* Begin Supplied information *

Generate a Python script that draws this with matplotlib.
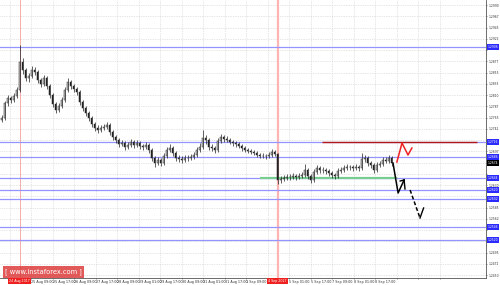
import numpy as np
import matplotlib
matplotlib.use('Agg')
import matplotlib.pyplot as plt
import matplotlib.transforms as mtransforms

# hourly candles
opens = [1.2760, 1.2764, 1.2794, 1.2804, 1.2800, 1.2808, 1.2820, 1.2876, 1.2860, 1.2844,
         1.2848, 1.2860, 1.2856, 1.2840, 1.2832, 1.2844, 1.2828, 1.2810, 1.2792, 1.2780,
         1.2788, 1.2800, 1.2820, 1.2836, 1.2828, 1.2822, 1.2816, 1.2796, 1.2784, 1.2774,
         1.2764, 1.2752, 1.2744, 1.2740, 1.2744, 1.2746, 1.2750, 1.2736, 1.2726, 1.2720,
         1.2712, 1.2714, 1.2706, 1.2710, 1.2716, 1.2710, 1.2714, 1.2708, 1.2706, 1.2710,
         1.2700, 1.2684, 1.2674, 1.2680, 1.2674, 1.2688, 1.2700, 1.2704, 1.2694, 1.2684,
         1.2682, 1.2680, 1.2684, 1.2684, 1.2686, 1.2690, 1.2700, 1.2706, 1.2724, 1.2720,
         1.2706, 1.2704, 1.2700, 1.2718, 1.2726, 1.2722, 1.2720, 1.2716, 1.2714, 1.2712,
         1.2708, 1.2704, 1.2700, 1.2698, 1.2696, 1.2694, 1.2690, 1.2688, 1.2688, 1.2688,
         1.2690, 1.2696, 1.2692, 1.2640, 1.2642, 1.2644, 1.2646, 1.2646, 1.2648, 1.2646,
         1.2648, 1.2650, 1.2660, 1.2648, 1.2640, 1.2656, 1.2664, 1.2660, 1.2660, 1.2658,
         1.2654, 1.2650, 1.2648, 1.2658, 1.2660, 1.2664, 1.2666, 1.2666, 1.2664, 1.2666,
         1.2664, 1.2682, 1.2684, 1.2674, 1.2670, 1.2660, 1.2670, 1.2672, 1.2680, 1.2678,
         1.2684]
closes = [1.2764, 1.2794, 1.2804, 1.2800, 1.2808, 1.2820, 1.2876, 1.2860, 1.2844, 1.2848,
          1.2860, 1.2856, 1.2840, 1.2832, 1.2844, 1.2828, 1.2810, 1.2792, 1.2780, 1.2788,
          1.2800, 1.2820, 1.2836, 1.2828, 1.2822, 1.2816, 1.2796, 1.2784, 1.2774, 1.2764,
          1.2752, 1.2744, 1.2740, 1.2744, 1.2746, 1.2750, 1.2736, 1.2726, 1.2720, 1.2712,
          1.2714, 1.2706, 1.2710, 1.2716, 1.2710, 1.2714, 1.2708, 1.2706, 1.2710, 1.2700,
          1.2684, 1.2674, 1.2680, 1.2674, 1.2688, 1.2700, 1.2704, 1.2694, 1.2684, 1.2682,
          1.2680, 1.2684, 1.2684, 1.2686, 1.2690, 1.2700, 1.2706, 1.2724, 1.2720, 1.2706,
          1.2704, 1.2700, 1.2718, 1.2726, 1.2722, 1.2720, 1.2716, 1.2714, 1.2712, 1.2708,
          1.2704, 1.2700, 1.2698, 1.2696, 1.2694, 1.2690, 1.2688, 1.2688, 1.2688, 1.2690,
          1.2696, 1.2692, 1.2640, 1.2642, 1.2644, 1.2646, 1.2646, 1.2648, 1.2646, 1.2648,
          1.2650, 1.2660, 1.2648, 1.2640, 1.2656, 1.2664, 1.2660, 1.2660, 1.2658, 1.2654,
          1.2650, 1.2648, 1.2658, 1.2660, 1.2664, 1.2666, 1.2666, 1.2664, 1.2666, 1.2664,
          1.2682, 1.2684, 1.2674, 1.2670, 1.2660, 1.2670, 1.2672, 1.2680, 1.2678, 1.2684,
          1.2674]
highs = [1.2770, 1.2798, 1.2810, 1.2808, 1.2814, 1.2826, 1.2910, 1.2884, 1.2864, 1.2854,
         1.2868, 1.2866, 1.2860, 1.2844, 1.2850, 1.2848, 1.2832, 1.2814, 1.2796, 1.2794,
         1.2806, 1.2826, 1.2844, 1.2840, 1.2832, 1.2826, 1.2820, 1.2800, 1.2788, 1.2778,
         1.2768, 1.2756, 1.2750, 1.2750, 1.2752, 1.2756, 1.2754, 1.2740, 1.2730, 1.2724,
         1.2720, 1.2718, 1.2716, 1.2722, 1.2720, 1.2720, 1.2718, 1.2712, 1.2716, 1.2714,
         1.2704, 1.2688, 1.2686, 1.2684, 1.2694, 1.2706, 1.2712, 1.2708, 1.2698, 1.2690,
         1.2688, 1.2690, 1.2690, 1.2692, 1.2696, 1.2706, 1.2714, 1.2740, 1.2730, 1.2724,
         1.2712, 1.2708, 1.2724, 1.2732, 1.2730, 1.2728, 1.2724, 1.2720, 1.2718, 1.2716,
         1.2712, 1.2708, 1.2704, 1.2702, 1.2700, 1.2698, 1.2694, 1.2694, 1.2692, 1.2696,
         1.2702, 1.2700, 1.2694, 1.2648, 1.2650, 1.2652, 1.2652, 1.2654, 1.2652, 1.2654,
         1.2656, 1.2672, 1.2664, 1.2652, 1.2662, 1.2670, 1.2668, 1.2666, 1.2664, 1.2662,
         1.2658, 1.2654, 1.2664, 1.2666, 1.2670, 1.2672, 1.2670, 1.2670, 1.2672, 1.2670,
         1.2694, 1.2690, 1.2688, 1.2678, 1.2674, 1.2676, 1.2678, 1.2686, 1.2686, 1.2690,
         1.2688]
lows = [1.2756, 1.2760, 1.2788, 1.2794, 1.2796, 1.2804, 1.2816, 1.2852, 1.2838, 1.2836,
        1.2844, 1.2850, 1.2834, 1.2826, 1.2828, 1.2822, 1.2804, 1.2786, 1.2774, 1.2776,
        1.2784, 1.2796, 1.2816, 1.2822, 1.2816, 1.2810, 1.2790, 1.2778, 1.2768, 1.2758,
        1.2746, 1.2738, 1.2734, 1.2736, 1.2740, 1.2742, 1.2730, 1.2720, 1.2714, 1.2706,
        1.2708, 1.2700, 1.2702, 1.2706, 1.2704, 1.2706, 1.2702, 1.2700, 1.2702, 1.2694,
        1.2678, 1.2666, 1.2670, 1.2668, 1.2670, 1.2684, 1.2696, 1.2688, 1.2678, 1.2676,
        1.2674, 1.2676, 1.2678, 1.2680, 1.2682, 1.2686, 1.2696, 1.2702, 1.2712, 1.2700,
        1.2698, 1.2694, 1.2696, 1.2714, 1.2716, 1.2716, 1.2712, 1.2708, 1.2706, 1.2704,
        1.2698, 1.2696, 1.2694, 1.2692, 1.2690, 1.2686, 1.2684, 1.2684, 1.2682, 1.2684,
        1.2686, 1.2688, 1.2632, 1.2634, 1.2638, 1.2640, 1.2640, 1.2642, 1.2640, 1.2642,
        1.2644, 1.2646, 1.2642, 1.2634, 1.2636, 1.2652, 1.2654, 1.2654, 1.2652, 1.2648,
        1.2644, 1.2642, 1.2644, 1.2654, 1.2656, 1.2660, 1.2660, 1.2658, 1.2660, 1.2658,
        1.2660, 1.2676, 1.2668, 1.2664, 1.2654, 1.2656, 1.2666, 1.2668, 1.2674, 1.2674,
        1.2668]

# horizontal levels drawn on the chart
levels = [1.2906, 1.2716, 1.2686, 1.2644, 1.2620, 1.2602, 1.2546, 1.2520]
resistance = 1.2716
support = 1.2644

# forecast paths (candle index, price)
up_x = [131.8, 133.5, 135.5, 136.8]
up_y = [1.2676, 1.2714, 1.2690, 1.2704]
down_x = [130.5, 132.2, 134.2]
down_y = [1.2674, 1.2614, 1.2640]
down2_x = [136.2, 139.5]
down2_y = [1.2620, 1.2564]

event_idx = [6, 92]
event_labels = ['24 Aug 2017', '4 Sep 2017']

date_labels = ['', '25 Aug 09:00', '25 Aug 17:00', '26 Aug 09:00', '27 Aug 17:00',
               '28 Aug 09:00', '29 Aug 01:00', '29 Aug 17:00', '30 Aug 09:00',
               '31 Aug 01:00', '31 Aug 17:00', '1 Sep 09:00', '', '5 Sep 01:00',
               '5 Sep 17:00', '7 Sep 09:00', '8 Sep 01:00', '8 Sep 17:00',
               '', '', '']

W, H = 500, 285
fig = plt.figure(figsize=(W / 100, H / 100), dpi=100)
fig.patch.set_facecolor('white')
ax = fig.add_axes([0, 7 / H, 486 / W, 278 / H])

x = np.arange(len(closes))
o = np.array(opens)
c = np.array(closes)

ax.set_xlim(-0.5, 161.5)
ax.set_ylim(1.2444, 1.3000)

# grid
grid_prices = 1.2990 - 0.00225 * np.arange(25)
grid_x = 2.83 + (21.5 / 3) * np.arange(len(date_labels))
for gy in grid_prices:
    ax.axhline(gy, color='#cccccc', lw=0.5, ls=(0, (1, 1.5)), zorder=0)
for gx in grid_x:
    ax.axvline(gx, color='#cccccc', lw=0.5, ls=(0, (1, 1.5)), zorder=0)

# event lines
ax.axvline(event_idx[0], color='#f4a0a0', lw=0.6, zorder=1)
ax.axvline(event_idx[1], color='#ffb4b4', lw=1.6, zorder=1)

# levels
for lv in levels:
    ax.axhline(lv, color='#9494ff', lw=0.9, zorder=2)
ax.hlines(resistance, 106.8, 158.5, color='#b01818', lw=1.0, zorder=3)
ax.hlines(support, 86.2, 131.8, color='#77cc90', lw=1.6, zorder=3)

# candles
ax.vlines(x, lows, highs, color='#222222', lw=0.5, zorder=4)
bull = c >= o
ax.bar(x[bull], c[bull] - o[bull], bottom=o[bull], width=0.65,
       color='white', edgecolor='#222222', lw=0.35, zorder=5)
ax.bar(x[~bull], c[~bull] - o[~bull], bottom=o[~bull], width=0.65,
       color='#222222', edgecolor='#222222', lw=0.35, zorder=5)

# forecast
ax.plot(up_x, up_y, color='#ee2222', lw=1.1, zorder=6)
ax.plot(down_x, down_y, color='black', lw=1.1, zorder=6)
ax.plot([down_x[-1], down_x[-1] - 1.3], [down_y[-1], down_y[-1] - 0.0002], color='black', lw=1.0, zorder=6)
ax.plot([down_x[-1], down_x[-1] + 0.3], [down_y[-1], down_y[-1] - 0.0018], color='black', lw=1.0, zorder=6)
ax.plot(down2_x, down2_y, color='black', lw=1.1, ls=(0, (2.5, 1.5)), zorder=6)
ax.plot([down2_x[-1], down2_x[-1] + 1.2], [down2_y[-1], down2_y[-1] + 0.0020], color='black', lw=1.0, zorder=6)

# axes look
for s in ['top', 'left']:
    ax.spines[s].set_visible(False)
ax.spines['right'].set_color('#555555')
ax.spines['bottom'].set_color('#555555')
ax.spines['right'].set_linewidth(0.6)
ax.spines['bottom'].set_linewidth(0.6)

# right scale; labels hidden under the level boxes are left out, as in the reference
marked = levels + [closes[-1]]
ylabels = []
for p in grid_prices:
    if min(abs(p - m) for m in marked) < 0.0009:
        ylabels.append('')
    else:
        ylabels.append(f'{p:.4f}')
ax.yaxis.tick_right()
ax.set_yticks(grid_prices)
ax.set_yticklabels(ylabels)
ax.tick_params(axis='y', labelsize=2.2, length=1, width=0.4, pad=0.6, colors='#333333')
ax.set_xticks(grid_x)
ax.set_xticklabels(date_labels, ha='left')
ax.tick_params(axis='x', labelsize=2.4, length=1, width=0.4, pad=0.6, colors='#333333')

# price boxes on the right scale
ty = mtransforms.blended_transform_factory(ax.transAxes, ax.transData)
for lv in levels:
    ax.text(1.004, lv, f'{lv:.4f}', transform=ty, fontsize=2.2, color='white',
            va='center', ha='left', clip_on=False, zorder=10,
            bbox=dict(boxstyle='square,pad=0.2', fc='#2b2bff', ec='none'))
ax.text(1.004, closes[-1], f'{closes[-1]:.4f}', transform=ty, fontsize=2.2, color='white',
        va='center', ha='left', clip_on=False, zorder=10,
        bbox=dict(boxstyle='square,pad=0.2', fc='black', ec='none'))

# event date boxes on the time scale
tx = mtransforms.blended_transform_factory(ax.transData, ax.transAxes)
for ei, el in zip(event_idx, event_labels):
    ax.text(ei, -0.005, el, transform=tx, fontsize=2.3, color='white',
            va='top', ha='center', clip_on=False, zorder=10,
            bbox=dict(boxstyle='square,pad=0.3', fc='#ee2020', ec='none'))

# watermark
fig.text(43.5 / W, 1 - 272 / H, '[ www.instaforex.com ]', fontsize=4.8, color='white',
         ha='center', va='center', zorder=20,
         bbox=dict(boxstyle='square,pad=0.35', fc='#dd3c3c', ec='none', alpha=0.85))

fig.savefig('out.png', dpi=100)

* End Supplied information *

The exercise: Take the material above from its first line through the line holding "import matplotlib.transforms as mtransforms" and set it down exactly, without the pictures.

Task result:
Generate a Python script that draws this with matplotlib.
import numpy as np
import matplotlib
matplotlib.use('Agg')
import matplotlib.pyplot as plt
import matplotlib.transforms as mtransforms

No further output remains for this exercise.